Executive Director’s Message: The Power And Meaning Behind Juneteenth

I felt the power listening to the incoming NASW National President Mit Joyner’s closing remarks on day one of the National Virtual Conference. Truth to Power. 

As an elementary school student learning about the Emancipation Proclamation, I naively associated the end of slavery with equality.  I quickly learned during my junior high school years that there was no freedom in the Jim Crow era. Watershed events like Selma, Birmingham, Jackson and Watts uprising were seared in my memory and remain vivid to this very day.  With massive protests across the country, just like now, I was hopeful we’d see a new era of equality. 

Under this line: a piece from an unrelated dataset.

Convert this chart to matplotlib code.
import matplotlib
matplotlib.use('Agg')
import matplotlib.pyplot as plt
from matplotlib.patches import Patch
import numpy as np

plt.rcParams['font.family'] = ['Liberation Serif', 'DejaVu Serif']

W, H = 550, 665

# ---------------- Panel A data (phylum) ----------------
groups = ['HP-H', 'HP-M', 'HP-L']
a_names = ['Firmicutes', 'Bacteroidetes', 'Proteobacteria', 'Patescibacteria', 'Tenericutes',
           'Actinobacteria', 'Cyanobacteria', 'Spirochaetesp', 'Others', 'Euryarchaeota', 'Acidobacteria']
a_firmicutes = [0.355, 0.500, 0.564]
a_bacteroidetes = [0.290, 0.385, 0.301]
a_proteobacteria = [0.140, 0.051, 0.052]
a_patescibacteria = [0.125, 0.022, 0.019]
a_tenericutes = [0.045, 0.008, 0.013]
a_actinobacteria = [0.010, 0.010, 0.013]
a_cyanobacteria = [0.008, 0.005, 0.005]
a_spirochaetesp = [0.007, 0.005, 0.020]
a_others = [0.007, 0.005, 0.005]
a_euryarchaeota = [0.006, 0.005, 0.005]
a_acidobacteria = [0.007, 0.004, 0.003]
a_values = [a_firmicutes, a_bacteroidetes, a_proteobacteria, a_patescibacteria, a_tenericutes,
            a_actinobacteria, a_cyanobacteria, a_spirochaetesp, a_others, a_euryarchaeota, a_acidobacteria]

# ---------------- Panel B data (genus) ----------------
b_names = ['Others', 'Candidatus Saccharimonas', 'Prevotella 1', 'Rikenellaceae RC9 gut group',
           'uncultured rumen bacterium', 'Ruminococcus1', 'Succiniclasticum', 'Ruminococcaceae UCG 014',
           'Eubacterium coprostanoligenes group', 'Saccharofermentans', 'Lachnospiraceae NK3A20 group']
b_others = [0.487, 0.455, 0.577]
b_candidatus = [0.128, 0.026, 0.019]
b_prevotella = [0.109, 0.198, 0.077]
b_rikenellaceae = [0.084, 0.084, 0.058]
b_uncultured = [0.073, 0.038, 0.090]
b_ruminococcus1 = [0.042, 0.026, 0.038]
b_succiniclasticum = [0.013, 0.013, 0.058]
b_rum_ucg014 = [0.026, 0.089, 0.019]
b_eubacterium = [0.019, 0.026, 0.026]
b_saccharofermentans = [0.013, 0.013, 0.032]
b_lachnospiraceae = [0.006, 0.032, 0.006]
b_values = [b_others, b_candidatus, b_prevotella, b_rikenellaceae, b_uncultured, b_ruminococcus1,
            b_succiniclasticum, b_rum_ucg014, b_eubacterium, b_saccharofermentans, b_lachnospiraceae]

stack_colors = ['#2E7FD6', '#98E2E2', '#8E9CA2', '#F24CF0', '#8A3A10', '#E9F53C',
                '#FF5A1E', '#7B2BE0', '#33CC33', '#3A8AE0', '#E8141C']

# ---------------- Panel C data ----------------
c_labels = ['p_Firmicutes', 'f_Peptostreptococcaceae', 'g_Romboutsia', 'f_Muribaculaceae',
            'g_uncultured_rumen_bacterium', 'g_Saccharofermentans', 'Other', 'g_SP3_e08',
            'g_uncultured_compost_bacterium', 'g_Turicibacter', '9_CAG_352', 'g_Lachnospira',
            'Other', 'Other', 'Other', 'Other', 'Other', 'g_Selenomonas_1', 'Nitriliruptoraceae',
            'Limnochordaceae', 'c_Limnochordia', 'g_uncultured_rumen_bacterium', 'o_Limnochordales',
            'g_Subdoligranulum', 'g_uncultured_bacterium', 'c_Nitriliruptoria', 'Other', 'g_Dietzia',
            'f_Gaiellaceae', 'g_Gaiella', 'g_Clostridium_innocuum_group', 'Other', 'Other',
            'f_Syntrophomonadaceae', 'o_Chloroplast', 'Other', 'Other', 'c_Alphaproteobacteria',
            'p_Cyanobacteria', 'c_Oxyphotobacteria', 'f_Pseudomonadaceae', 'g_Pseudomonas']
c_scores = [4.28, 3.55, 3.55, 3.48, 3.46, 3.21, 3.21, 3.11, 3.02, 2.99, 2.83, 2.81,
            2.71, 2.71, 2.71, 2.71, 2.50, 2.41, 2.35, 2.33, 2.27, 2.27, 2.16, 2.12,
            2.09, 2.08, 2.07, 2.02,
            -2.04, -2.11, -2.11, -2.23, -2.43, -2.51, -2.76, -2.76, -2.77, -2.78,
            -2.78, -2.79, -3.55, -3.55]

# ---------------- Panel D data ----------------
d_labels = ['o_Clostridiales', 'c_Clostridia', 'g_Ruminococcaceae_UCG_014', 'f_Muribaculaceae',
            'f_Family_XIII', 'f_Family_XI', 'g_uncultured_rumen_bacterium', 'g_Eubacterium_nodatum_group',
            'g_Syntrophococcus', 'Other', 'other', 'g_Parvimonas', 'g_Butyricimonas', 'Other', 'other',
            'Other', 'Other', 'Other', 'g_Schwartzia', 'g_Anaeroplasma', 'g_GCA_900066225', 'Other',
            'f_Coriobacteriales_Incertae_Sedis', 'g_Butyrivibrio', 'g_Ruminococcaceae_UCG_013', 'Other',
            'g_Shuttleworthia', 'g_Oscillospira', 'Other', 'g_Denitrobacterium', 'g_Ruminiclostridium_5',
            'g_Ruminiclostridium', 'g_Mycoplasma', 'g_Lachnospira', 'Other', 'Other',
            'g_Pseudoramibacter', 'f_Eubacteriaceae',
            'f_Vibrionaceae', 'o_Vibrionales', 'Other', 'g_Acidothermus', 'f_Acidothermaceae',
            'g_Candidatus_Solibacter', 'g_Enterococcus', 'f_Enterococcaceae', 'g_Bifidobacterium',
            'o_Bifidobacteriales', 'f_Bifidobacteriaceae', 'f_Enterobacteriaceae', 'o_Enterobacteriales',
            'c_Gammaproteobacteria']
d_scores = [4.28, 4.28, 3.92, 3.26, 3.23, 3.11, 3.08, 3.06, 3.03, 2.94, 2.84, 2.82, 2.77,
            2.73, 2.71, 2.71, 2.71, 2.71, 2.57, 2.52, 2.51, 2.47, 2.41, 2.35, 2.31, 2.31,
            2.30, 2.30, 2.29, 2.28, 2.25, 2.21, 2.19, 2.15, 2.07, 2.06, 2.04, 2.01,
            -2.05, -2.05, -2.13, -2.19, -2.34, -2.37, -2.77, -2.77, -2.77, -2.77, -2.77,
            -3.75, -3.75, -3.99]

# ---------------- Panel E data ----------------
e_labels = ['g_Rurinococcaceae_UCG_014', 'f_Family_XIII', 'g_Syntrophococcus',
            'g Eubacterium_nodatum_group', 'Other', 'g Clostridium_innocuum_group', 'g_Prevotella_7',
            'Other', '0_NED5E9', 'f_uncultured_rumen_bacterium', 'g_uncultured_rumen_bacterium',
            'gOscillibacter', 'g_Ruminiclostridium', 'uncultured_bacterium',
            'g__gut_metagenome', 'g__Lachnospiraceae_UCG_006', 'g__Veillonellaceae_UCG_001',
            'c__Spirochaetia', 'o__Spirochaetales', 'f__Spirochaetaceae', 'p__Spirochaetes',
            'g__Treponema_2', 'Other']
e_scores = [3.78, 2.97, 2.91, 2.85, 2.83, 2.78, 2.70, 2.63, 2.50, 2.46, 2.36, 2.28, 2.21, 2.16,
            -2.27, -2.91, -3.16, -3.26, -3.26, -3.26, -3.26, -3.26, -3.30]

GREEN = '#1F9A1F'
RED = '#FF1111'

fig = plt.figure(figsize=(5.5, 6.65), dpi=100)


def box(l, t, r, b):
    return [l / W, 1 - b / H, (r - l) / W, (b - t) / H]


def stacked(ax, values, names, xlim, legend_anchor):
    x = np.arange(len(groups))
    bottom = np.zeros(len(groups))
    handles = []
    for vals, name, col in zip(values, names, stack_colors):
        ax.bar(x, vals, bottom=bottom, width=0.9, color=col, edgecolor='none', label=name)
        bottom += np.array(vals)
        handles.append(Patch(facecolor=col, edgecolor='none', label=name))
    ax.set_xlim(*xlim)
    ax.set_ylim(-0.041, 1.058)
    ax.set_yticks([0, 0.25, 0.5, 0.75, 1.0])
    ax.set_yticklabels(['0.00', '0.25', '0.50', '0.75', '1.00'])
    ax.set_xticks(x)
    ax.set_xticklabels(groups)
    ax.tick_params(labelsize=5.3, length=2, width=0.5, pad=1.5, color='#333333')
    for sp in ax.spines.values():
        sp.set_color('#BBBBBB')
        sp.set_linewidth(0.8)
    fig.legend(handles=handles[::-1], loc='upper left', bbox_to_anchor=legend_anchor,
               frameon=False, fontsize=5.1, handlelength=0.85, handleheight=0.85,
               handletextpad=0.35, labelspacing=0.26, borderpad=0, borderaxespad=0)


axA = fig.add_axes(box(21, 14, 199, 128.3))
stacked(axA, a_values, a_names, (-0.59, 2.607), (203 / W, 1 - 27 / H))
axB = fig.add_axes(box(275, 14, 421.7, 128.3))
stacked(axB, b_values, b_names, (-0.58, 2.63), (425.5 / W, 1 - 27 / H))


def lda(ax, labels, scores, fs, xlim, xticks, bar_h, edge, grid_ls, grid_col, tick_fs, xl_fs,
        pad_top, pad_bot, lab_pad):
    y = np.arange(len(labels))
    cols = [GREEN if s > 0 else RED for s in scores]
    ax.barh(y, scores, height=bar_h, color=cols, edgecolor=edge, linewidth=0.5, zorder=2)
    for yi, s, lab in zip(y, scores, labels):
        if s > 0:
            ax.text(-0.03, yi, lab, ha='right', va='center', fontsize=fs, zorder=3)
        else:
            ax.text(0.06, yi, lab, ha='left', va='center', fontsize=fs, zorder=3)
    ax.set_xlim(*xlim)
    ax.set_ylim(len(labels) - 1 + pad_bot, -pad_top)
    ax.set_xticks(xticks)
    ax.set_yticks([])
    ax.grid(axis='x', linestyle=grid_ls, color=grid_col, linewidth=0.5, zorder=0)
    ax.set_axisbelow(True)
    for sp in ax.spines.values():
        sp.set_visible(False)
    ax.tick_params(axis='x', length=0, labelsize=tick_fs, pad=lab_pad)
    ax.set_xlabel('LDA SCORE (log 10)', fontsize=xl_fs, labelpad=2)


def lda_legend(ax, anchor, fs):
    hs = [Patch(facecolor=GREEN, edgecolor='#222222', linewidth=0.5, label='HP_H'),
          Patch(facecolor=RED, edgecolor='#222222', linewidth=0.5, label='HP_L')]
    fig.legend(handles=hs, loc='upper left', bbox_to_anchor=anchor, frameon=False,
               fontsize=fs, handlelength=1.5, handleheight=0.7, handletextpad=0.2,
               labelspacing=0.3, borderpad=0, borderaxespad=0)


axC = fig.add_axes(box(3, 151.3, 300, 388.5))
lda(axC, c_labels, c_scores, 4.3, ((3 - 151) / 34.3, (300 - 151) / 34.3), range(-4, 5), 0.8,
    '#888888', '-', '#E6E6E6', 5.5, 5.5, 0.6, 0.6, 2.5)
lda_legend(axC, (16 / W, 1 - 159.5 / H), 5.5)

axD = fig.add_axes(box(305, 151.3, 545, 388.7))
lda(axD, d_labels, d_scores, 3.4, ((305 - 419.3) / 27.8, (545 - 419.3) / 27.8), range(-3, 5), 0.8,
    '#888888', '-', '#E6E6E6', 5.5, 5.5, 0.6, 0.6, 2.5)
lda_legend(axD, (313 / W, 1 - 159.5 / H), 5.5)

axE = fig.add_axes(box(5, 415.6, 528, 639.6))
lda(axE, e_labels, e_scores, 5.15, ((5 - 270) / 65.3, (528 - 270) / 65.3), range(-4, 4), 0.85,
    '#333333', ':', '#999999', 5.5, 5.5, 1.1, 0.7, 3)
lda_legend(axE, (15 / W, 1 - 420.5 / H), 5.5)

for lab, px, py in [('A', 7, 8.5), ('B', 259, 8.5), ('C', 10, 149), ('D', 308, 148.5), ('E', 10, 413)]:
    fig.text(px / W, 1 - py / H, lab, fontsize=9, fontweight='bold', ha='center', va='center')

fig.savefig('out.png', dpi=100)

I first learned about Juneteenth about 20 years ago when I attended a local celebration. I would go on to attend a celebration almost every year (except for times like COVID-19). The celebrations were in parks, Grange Halls, and more formal settings. There was food, music, and entertainment. Every event had us singing the Black National Anthem, “Lift Every Voice and Sing”. One of my favorite versions of this song was performed by Ms. Kim Weston at Wattstax concert in Los Angeles

Lincoln’s Emancipation Proclamation ended slavery on January 1, 1863, but slavery did not end in Texas until June 19, 1865 when Union General Gordon Granger arrived in Galveston. Enslaved people weren’t freed in Union-held territories until enactment of the 13th amendment of the U.S. Constitution on December 18, 1865. While Black communities ecstatically celebrated their freedom on Juneteenth, few outside the Black community knew or participated in these celebrations. Not until the 21st century did Juneteenth become more widely known and is now recognized in most states and is even recognized as a holiday by some localities and companies. 

It took over 2.5 years for slavery to end in the U.S., however, racism did not end with slavery and continues to this day in some form or another despite Granger’s 1865 declaration of “absolute equality of personal rights and the rights of property…” Juneteenth is the true independence day for black people since July 4th didn’t apply to them in 1776. 

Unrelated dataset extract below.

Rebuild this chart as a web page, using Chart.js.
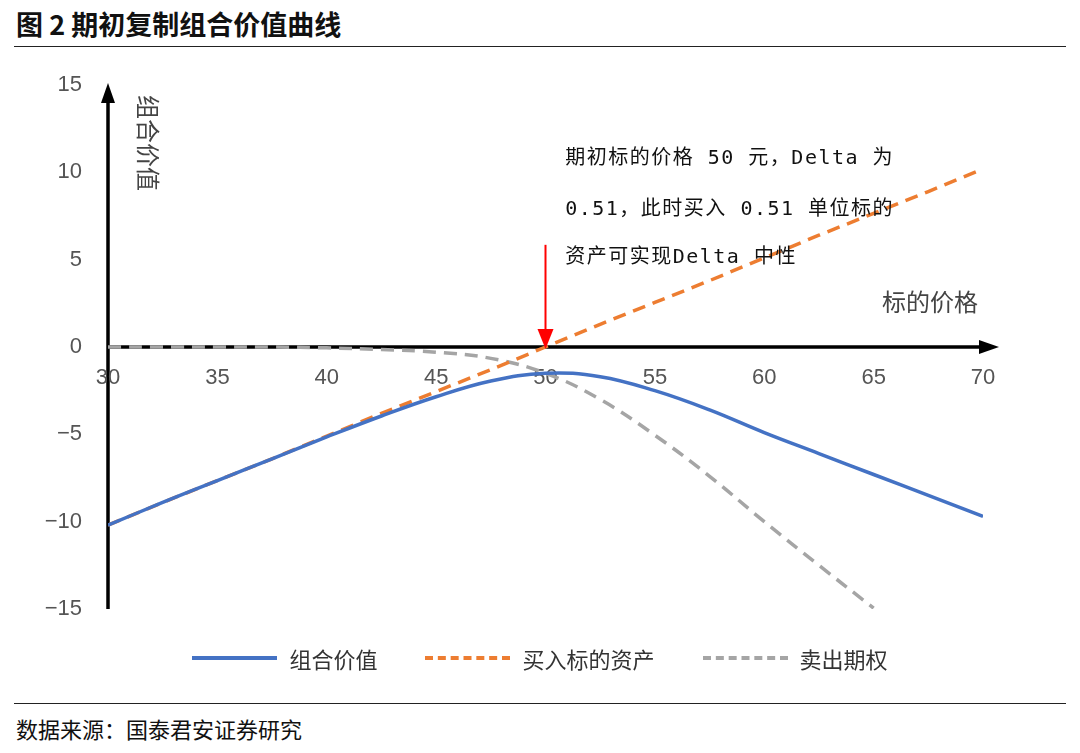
<!DOCTYPE html>
<html>
<head>
<meta charset="utf-8">
<script src="https://cdn.jsdelivr.net/npm/chart.js@4/dist/chart.umd.min.js"></script>
<style>
  body { margin: 0; width: 1080px; height: 753px; background: #fff; font-family: "Noto Sans CJK SC", sans-serif; position: relative; overflow: hidden; }
  #title { position: absolute; left: 16px; top: 4px; font-size: 27px; font-weight: bold; color: #111; }
  #topline { position: absolute; left: 14px; right: 14px; top: 46px; border-top: 1.5px solid #222; }
  #wrap { position: absolute; left: 0; top: 50px; width: 1080px; height: 600px; }
  #legend { position: absolute; top: 642px; left: 0; width: 1080px; display: flex; justify-content: center; gap: 48px; font-size: 22px; color: #333; }
  #legend span { display: flex; align-items: center; gap: 12px; }
  #legend i { display: inline-block; width: 85px; border-top: 4px solid; }
  #botline { position: absolute; left: 14px; right: 14px; top: 703px; border-top: 1.5px solid #222; }
  #source { position: absolute; left: 16px; top: 712px; font-size: 22px; color: #111; }
</style>
</head>
<body>
<div id="title">图 2 期初复制组合价值曲线</div>
<div id="topline"></div>
<div id="wrap"><canvas id="chart"></canvas></div>
<div id="legend">
  <span><i style="border-color:#4472c4"></i>组合价值</span>
  <span><i style="border-color:#ed7d31;border-top-style:dashed"></i>买入标的资产</span>
  <span><i style="border-color:#a5a5a5;border-top-style:dashed"></i>卖出期权</span>
</div>
<div id="botline"></div>
<div id="source">数据来源：国泰君安证券研究</div>
<script>
const prices = [30, 32.5, 35, 37.5, 40, 42.5, 45, 47.5, 50, 52.5, 55, 57.5, 60, 62.5, 65, 67.5, 70];
const portfolio = [-10.2, -8.9, -7.65, -6.4, -5.15, -3.95, -2.85, -1.95, -1.5, -1.7, -2.5, -3.6, -4.9, -6.1, -7.3, -8.5, -9.7];
const underlying = [-10.2, -8.9, -7.65, -6.4, -5.1, -3.8, -2.55, -1.3, 0, 1.3, 2.55, 3.8, 5.1, 6.4, 7.65, 8.9, 10.2];
const shortCall = [0, 0, 0, 0, -0.05, -0.15, -0.3, -0.65, -1.5, -3.0, -5.05, -7.4, -10.0, -12.5, -14.95, null, null];
const xTicks = [30, 35, 40, 45, 50, 55, 60, 65, 70];
const noteLines = ['期初标的价格 50 元，Delta 为', '0.51，此时买入 0.51 单位标的', '资产可实现Delta 中性'];

function pts(ys) { return prices.map((x, i) => ({ x: x, y: ys[i] })); }

const axesPlugin = {
  id: 'axes',
  beforeDatasetsDraw(chart) {
    const { ctx, scales: { x, y } } = chart;
    const x0 = x.getPixelForValue(30), y0 = y.getPixelForValue(0);
    ctx.save();
    ctx.strokeStyle = '#000'; ctx.fillStyle = '#000'; ctx.lineWidth = 3.5;
    ctx.beginPath(); ctx.moveTo(x0, y.getPixelForValue(-15)); ctx.lineTo(x0, y.getPixelForValue(15) + 14); ctx.stroke();
    ctx.beginPath(); ctx.moveTo(x0, y.getPixelForValue(15) - 2); ctx.lineTo(x0 - 7, y.getPixelForValue(15) + 18); ctx.lineTo(x0 + 7, y.getPixelForValue(15) + 18); ctx.fill();
    const xe = x.getPixelForValue(70);
    ctx.beginPath(); ctx.moveTo(x0, y0); ctx.lineTo(xe - 4, y0); ctx.stroke();
    ctx.beginPath(); ctx.moveTo(xe + 16, y0); ctx.lineTo(xe - 4, y0 - 7); ctx.lineTo(xe - 4, y0 + 7); ctx.fill();
    ctx.font = '22px "Liberation Sans", Arial, sans-serif'; ctx.fillStyle = '#555';
    ctx.textAlign = 'center'; ctx.textBaseline = 'top';
    xTicks.forEach(v => ctx.fillText(String(v), x.getPixelForValue(v), y0 + 20));
    ctx.restore();
  },
  afterDatasetsDraw(chart) {
    const { ctx, scales: { x, y } } = chart;
    ctx.save();
    ctx.font = '24px "Noto Sans CJK SC"'; ctx.fillStyle = '#444';
    ctx.textBaseline = 'middle';
    ctx.fillText('标的价格', 882, y.getPixelForValue(2.6));
    ctx.save();
    ctx.translate(148, 45); ctx.rotate(Math.PI / 2);
    ctx.fillText('组合价值', 0, 0);
    ctx.restore();
    ctx.font = '20px "DejaVu Sans Mono", "Noto Sans CJK SC"'; ctx.fillStyle = '#111';
    ctx.textAlign = 'left';
    if ('letterSpacing' in ctx) ctx.letterSpacing = '1.5px';
    const ly = [10.8, 7.85, 5.1];
    noteLines.forEach((t, i) => ctx.fillText(t, x.getPixelForValue(50.9), y.getPixelForValue(ly[i])));
    if ('letterSpacing' in ctx) ctx.letterSpacing = '0px';
    const ax = x.getPixelForValue(50), top = y.getPixelForValue(5.85), bot = y.getPixelForValue(0);
    ctx.strokeStyle = '#ff0000'; ctx.fillStyle = '#ff0000'; ctx.lineWidth = 2;
    ctx.beginPath(); ctx.moveTo(ax, top); ctx.lineTo(ax, bot - 14); ctx.stroke();
    ctx.beginPath(); ctx.moveTo(ax, bot + 2); ctx.lineTo(ax - 8, bot - 18); ctx.lineTo(ax + 8, bot - 18); ctx.fill();
    ctx.restore();
  }
};

new Chart(document.getElementById('chart'), {
  type: 'line',
  data: {
    datasets: [
      { label: '组合价值', data: pts(portfolio), borderColor: '#4472c4', borderWidth: 3.5, pointRadius: 0, tension: 0.4 },
      { label: '买入标的资产', data: pts(underlying), borderColor: '#ed7d31', borderWidth: 3.5, borderDash: [13, 8], pointRadius: 0 },
      { label: '卖出期权', data: pts(shortCall), borderColor: '#a5a5a5', borderWidth: 3.5, borderDash: [13, 8], pointRadius: 0, tension: 0.4 }
    ]
  },
  options: {
    responsive: true, maintainAspectRatio: false, animation: false,
    layout: { padding: { left: 8, right: 97, top: 35, bottom: 41 } },
    plugins: { legend: { display: false }, tooltip: { enabled: false } },
    scales: {
      x: { type: 'linear', min: 30, max: 70, display: false },
      y: {
        min: -15, max: 15,
        ticks: { stepSize: 5, color: '#555', font: { size: 22, family: '"Liberation Sans", Arial' }, padding: 18,
          callback: v => String(v).replace('-', '−') },
        grid: { display: false }, border: { display: false },
        afterFit: s => { s.width = 100; }
      }
    }
  },
  plugins: [axesPlugin]
});
</script>
</body>
</html>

Juneteenth can be and should be celebrated by all Americans because it reminds us that if any of us are oppressed, discriminated against, and murdered by police, then none of us are truly free. July 4th was not a day of freedom for all Americans for another 89 years. While all of us (with some exceptions e.g. immigrants) may be “free,” we won’t be able to enjoy these freedoms until we are all equal. 

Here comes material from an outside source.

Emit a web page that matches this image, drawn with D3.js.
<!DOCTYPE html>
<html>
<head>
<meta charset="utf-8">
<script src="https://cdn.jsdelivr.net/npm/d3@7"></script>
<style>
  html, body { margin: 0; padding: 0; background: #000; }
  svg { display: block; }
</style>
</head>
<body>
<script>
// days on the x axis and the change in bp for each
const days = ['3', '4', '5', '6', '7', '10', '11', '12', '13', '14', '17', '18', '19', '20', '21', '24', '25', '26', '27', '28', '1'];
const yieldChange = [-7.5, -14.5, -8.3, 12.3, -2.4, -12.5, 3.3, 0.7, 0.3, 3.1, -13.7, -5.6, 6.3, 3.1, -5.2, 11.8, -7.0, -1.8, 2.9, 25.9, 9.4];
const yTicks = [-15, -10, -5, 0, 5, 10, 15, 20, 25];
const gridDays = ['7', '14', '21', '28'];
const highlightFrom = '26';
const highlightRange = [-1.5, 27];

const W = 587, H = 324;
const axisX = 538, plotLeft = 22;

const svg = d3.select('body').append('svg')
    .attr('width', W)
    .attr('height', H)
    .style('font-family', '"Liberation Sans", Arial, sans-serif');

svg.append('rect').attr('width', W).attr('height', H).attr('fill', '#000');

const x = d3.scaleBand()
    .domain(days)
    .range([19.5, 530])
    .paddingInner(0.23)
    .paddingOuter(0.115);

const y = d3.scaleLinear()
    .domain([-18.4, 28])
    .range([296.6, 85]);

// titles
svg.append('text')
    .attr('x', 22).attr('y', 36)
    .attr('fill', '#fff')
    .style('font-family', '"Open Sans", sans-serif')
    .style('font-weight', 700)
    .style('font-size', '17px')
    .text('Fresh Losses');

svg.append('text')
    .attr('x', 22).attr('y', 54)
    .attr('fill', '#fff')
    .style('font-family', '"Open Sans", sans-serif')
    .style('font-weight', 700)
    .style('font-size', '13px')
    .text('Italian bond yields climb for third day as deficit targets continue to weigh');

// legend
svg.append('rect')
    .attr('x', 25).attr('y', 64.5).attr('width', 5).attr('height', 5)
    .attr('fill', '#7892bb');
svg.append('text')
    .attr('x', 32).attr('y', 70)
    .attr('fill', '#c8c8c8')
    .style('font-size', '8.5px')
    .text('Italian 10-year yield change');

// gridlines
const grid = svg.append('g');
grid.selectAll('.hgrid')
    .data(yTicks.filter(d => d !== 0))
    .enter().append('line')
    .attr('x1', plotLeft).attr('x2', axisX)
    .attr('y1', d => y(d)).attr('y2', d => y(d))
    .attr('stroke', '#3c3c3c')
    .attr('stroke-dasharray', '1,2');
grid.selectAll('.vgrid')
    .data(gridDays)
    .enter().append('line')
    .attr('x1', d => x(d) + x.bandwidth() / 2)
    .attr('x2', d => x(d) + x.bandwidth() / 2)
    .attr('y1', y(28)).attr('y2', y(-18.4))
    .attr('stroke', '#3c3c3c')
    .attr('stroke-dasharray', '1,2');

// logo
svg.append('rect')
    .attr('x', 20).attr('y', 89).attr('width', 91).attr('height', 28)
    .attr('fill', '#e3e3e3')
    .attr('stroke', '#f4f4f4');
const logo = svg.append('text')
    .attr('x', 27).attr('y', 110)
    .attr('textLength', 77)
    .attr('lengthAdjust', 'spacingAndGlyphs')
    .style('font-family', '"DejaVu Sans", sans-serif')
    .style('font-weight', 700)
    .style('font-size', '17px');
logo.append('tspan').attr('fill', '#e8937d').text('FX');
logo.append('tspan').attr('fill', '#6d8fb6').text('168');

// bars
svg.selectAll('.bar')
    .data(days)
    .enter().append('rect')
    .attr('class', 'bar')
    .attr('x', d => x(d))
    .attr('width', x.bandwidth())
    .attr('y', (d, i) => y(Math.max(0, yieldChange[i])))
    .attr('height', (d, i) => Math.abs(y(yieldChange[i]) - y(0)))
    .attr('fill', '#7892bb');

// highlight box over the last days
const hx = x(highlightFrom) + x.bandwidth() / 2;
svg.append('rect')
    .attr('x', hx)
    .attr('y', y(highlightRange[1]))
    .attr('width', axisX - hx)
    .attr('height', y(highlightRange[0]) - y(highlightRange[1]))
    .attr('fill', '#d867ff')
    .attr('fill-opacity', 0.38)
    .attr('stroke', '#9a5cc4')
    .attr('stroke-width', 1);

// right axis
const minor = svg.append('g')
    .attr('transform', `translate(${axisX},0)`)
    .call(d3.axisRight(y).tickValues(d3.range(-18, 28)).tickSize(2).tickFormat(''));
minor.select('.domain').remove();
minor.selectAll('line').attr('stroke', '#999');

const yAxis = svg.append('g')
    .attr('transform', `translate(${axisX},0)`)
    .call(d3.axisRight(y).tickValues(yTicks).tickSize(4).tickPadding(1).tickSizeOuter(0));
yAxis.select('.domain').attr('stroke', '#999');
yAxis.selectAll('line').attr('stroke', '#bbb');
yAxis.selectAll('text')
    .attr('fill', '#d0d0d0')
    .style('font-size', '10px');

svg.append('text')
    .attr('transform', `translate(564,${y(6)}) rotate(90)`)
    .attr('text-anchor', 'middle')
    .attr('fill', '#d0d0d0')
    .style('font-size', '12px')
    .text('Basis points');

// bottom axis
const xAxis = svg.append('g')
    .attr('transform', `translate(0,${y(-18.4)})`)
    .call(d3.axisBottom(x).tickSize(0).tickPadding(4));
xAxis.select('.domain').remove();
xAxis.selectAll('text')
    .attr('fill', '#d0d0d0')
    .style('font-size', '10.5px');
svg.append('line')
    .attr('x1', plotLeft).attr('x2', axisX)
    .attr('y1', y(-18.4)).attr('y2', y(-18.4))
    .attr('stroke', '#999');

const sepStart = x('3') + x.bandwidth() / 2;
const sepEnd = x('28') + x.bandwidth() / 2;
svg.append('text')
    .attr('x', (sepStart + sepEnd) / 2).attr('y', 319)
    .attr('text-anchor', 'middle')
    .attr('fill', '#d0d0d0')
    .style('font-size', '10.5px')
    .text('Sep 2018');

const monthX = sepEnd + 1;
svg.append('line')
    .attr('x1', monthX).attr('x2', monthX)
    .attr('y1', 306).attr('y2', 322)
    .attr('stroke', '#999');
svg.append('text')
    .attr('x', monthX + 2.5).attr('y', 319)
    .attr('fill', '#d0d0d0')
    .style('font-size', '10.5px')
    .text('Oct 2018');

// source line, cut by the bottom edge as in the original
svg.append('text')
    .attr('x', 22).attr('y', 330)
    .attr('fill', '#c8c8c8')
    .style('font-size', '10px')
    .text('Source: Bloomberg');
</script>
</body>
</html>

It may be difficult to find hope in the current political and pandemic conditions. In the 1960s, the Jackson State and Kent State killings proved me too hopeful. From the end of the racist Vietnam War and enrolling in social work school, I became more hopeful. Watching the officers who beat Rodney King, and who killed Oscar Grant, Michael Brown, Trayvon Martin and countless others, walk free, I became less hopeful. And then this year, with Ahmaud Arbery, Breonna Taylor, George Floyd and Tony McDade, I almost lost hope altogether. But massive national and global protests, and the consciousness of my daughters and nieces, hope is coming back and ready for action. 

Together, with the power of social work and the power of hope in our younger generation, we can continue working towards an America which strives for true equality. I know we all can do more; I know I can.